**Records provided:**

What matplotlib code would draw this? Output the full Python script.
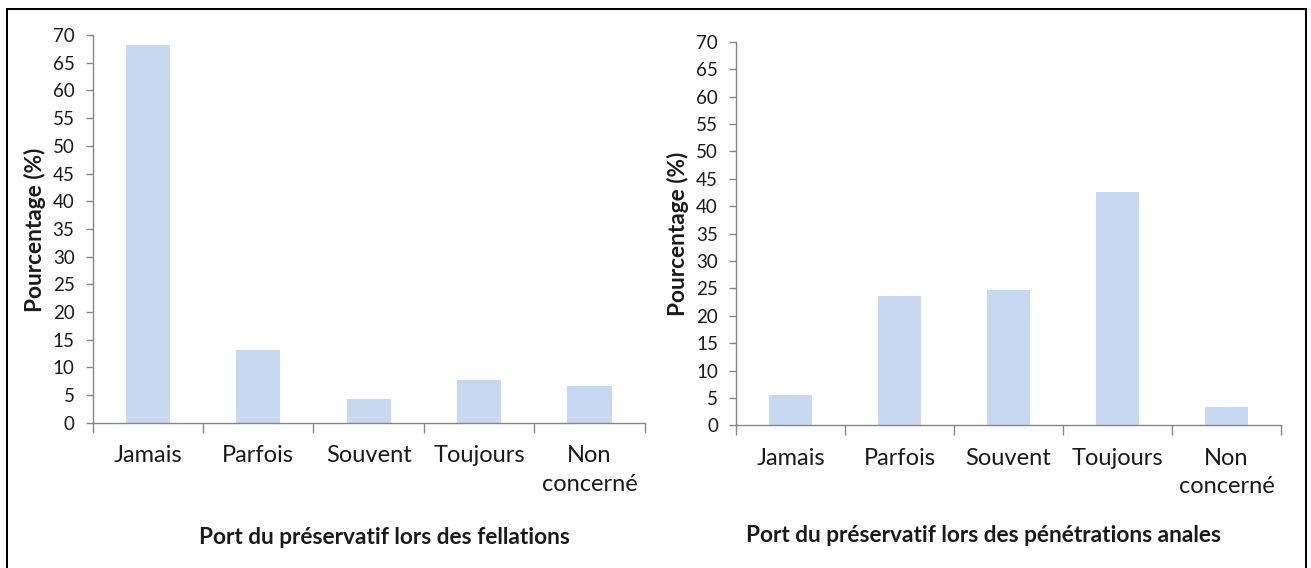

==

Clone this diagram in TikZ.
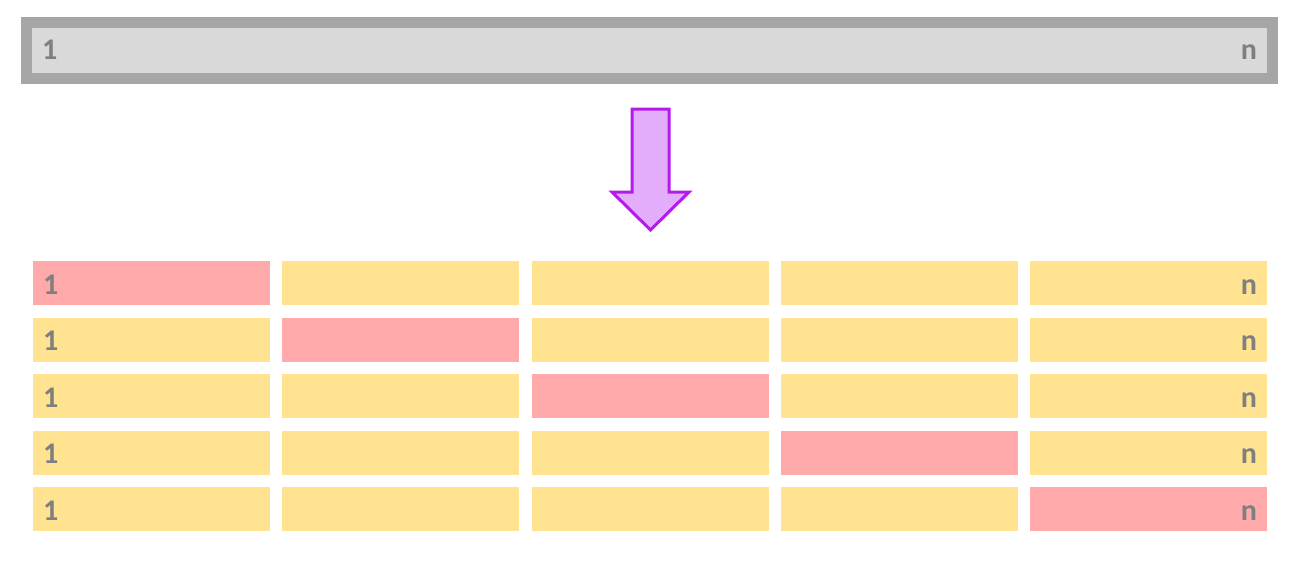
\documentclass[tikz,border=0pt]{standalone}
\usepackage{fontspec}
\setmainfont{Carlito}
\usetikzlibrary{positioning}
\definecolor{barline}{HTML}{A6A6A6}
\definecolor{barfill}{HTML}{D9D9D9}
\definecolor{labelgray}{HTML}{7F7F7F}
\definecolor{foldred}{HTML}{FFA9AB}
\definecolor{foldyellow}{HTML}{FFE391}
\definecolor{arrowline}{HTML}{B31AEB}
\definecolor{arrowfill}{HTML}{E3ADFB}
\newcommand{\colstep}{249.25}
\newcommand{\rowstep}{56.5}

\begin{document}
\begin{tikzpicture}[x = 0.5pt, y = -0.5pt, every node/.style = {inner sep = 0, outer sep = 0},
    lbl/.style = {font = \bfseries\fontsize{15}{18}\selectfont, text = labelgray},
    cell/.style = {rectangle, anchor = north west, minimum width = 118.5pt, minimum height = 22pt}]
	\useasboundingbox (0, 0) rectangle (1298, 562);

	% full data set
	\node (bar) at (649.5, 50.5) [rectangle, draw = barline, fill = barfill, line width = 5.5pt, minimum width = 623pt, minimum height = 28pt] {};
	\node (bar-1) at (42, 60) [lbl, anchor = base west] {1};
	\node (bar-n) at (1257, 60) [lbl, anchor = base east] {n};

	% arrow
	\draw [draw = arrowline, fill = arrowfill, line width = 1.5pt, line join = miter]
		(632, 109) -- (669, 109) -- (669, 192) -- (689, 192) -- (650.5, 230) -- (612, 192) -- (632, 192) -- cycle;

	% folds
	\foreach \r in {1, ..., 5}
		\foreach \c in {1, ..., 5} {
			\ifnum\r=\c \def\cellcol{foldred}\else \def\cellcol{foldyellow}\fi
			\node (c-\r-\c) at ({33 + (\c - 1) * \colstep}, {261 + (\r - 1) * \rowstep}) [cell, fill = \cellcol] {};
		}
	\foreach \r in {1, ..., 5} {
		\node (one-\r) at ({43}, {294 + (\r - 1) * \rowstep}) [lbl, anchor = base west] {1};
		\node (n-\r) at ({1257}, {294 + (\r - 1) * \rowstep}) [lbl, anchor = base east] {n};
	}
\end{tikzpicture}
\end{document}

**Aim:**
Go up to the line with "Clone this diagram in TikZ." and retype exactly from there through the line with "rectangle (1298, 562);". Leave out pictures.

**Exercise answer:**
Clone this diagram in TikZ.
\documentclass[tikz,border=0pt]{standalone}
\usepackage{fontspec}
\setmainfont{Carlito}
\usetikzlibrary{positioning}
\definecolor{barline}{HTML}{A6A6A6}
\definecolor{barfill}{HTML}{D9D9D9}
\definecolor{labelgray}{HTML}{7F7F7F}
\definecolor{foldred}{HTML}{FFA9AB}
\definecolor{foldyellow}{HTML}{FFE391}
\definecolor{arrowline}{HTML}{B31AEB}
\definecolor{arrowfill}{HTML}{E3ADFB}
\newcommand{\colstep}{249.25}
\newcommand{\rowstep}{56.5}

\begin{document}
\begin{tikzpicture}[x = 0.5pt, y = -0.5pt, every node/.style = {inner sep = 0, outer sep = 0},
    lbl/.style = {font = \bfseries\fontsize{15}{18}\selectfont, text = labelgray},
    cell/.style = {rectangle, anchor = north west, minimum width = 118.5pt, minimum height = 22pt}]
	\useasboundingbox (0, 0) rectangle (1298, 562);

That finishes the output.